「こうありたい」と願うだけのことはとても無責任で、「今ここにある私」との距離がどれほどか隔たっていても、幼いころにその距離を望むことは、「いつか」という前借りした希望の前に、何となく免責される都合のよさがあった。
歳を重ねて、もはやそういう言い訳が見苦しくなる今になっても、青臭い物言いを断罪できるほど、立派な大人になれたわけじゃない。ぐだぐだで、ゆるゆるで、身贔屓のズルは結局、子どもの自分が何で泣いたかすら、忘れることもできない。
「今度書くお話のタイトルはね、『木の手鏡』というの。まだ、どんな話になるかは、これから考えるよ。」私は、そのお話を書き上げることができなかった。

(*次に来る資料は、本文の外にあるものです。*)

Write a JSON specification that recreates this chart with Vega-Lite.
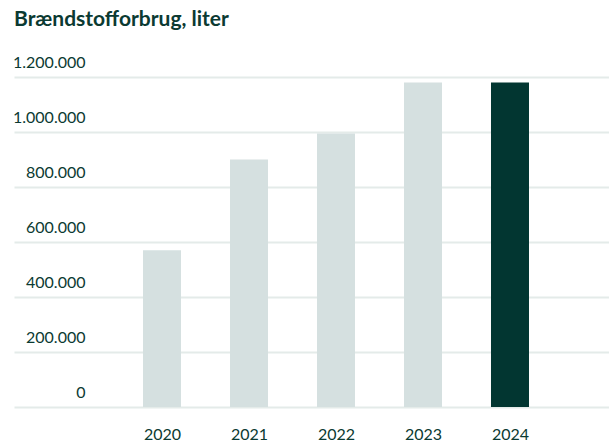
{
  "$schema": "https://vega.github.io/schema/vega-lite/v6.json",
  "autosize": "none",
  "width": 595,
  "height": 330,
  "padding": {"left": 14, "top": 77, "right": 0, "bottom": 36},
  "title": {
    "text": "Brændstofforbrug, liter",
    "anchor": "start",
    "frame": "group",
    "font": "Lato",
    "fontSize": 21,
    "fontWeight": "bold",
    "color": "#0b3a32",
    "offset": 24
  },
  "data": {
    "values": [
      {"year": 2020, "liter": 570000, "current": "no"},
      {"year": 2021, "liter": 900000, "current": "no"},
      {"year": 2022, "liter": 995000, "current": "no"},
      {"year": 2023, "liter": 1180000, "current": "no"},
      {"year": 2024, "liter": 1180000, "current": "yes"}
    ]
  },
  "mark": {"type": "bar", "width": 38},
  "encoding": {
    "x": {
      "field": "year",
      "type": "quantitative",
      "scale": {"domain": [2018.299, 2025.138], "nice": false, "zero": false, "padding": 0},
      "axis": {
        "title": null,
        "values": [2020, 2021, 2022, 2023, 2024],
        "format": "d",
        "grid": false,
        "labelAngle": 0,
        "domain": false,
        "ticks": false,
        "labelPadding": 19,
        "labelFont": "Lato",
        "labelFontSize": 16,
        "labelColor": "#0b3a32"
      }
    },
    "y": {
      "field": "liter",
      "type": "quantitative",
      "scale": {"domain": [0, 1200000], "nice": false},
      "axis": {
        "title": null,
        "values": [0, 200000, 400000, 600000, 800000, 1000000, 1200000],
        "format": ",d",
        "domain": false,
        "ticks": false,
        "tickSize": 0,
        "labelAlign": "right",
        "labelBaseline": "middle",
        "labelPadding": -71,
        "labelOffset": -15,
        "labelFont": "Lato",
        "labelFontSize": 16,
        "labelColor": "#0b3a32",
        "grid": true,
        "gridColor": "#e4ebe9",
        "gridWidth": 2
      }
    },
    "color": {
      "field": "current",
      "type": "nominal",
      "scale": {"domain": ["no", "yes"], "range": ["#d5e0e0", "#023631"]},
      "legend": null
    }
  },
  "config": {
    "view": {"stroke": null},
    "locale": {
      "number": {"decimal": ",", "thousands": ".", "grouping": [3], "currency": ["", " kr."]}
    }
  }
}
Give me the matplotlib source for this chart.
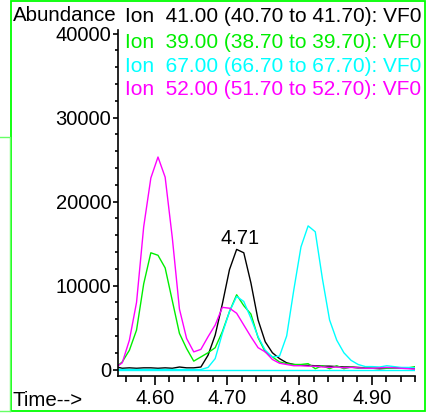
import matplotlib
matplotlib.use("Agg")
import matplotlib.pyplot as plt
from matplotlib.lines import Line2D
from matplotlib.patches import Rectangle
from matplotlib.ticker import MultipleLocator
import numpy as np

plt.rcParams['font.family'] = ['Liberation Sans', 'DejaVu Sans']

# Scan times (min)
time = [4.5447, 4.5546, 4.5645, 4.5744, 4.5843, 4.5942, 4.6041, 4.6140, 4.6239, 4.6338,
        4.6437, 4.6536, 4.6635, 4.6734, 4.6833, 4.6932, 4.7031, 4.7130, 4.7229, 4.7328,
        4.7427, 4.7526, 4.7625, 4.7724, 4.7823, 4.7922, 4.8021, 4.8120, 4.8219, 4.8318,
        4.8417, 4.8516, 4.8615, 4.8714, 4.8813, 4.8912, 4.9011, 4.9110, 4.9209, 4.9308,
        4.9407, 4.9506, 4.9605]

ion41 = [350, 150, 200, 150, 200, 200, 150, 200, 150, 300,
         200, 200, 300, 1700, 4100, 7800, 11900, 14300, 13900, 10300,
         5900, 3300, 2000, 1300, 800, 600, 500, 500, 450, 400,
         400, 350, 300, 300, 250, 200, 150, 100, 150, 200,
         200, 150, 100]

ion39 = [200, 900, 2300, 4700, 10200, 13900, 13600, 12100, 8200, 4300,
         2500, 1000, 1500, 2000, 2600, 4500, 6900, 8900, 7600, 6600,
         3800, 2100, 1500, 900, 700, 600, 600, 700, 100, 450,
         100, 450, 100, 300, 150, 200, 150, 200, 150, 150,
         150, 200, 350]

ion67 = [0, 0, 0, 0, 0, 0, 0, 0, 0, 0,
         0, 0, 0, 250, 1300, 4300, 6900, 8700, 8100, 6100,
         3900, 2300, 1500, 1600, 4000, 9500, 14600, 17100, 16400, 10800,
         5900, 3500, 2000, 1100, 600, 350, 350, 300, 450, 350,
         250, 250, 200]

ion52 = [200, 800, 3500, 8000, 17000, 22800, 25300, 22900, 15700, 7200,
         3700, 2100, 2400, 3900, 5300, 7400, 7300, 6700, 5300, 3900,
         2600, 2100, 1200, 750, 600, 450, 450, 400, 400, 300,
         250, 300, 200, 250, 200, 150, 150, 200, 250, 200,
         150, 100, 50]

legend_labels = ["Ion  41.00 (40.70 to 41.70): VF0",
                 "Ion  39.00 (38.70 to 39.70): VF0",
                 "Ion  67.00 (66.70 to 67.70): VF0",
                 "Ion  52.00 (51.70 to 52.70): VF0"]
colors = ['#000000', '#00ee00', '#00ffff', '#ff00ff']
xticks = [4.60, 4.70, 4.80, 4.90]
yticks = [0, 10000, 20000, 30000, 40000]

W, H = 427, 413
fig = plt.figure(figsize=(W / 100, H / 100), dpi=100)

def fx(px):
    return px / W

def fy(py):
    return 1 - py / H

ax = fig.add_axes([fx(117.7), fy(376), fx(415) - fx(117.7), fy(30) - fy(376)])

ax.axhline(0, color='#00ffff', lw=1.0, zorder=1)
series = [ion41, ion39, ion67, ion52]
for vals, c in zip(series, colors):
    ax.plot(time, vals, color=c, lw=1.0, zorder=2)

ax.set_xlim(4.5483, 4.96)
ax.set_ylim(-770, 40420)
ax.set_xticks(xticks)
ax.set_xticklabels([f"{v:.2f}" for v in xticks])
ax.set_yticks(yticks)
ax.set_yticklabels([str(v) for v in yticks])
ax.xaxis.set_minor_locator(MultipleLocator(0.02))
ax.yaxis.set_minor_locator(MultipleLocator(2000))
for s in ['top', 'right']:
    ax.spines[s].set_visible(False)
for s in ['left', 'bottom']:
    ax.spines[s].set_linewidth(1.2)
ax.tick_params(axis='x', which='major', length=6.5, width=1.2, pad=3, labelsize=14.5)
ax.tick_params(axis='x', which='minor', length=4.3, width=1.2)
ax.tick_params(axis='y', which='major', length=3.6, width=1.2, pad=1, labelsize=14.5)
ax.tick_params(axis='y', which='minor', length=2.0, width=1.2)

# Peak label
i_pk = int(np.argmax(ion41))
ax.annotate(f"{time[i_pk]:.2f}", xy=(time[i_pk], ion41[i_pk]), xytext=(3, 5),
            textcoords='offset pixels', ha='center', va='baseline', fontsize=14.5)

# Header texts
fig.text(fx(12.7), fy(21), "Abundance", fontsize=14.8, va='baseline', ha='left')
baselines = [21.7, 48.3, 71.7, 95]
for lab, c, b in zip(legend_labels, colors, baselines):
    fig.text(fx(125), fy(b), lab, color=c, fontsize=15, va='baseline', ha='left')
fig.text(fx(12.7), fy(406.5), "Time-->", fontsize=14.8, va='baseline', ha='left')

# Frames
fig.patches.append(Rectangle((fx(11.5), fy(411)), fx(425) - fx(11.5), fy(1) - fy(411),
                             transform=fig.transFigure, fill=False, edgecolor='#00ff00',
                             lw=1.3, figure=fig))
fig.lines.append(Line2D([fx(0), fx(10), fx(10)], [fy(137), fy(137), fy(411)],
                        transform=fig.transFigure, color='#66ff66', lw=1.0, figure=fig))
fig.lines.append(Line2D([fx(0), fx(10)], [fy(411), fy(411)],
                        transform=fig.transFigure, color='#66ff66', lw=1.0, figure=fig))

fig.savefig("out.png", dpi=100)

「あ、こういうのはどうよ。昔々……樵が池に、手鏡を落としました。すると女神が出てきて、お前の落としたのは、この金の手鏡か、銀の手鏡か。樵は思わず『金の手鏡でございます』。すると女神は言いました。『この、ばっかもーん!』」
◆◇◆
今は呆けてしまった父がよく言っていた。「江川がけっして成し得なかった幻の成績が、彼が引退しても希望だったんだね」。
私は野球のことがわからないから、その言葉の真意がよくわからない。
でも、間抜けな頭なりに、何となくそれは、私が書くはずで書けないでいた小説のような類比を感じているんだけど。
ただ違うことは、エガワとかいう人のピッチングにそういう夢をみた人は日本中にたくさんいたんだろうけど、私の幻の成し得なかった未来を知っているのは、地球上に自分ひとりしかいないということ。
「それがどうしたなんぼのもんじゃい」という呪文がかの国にはあるようですが、「馬鹿で結構晩飯食うな」というのが、関東の言葉への翻訳かと思います。
いちは ひとりで べんじょそうじ
には にかいの べんじょそうじ
さんは さんざん べんじょそうじ
よんは よろこべ べんじょそうじ……
運動神経が鈍いから桜の低い横枝に腰掛けて、いくらでも作り話を聞かせて友だちを笑わせていた、幼い私の歌うデタラメな歌。
もうババアになってしまったのに、ふと思い出す。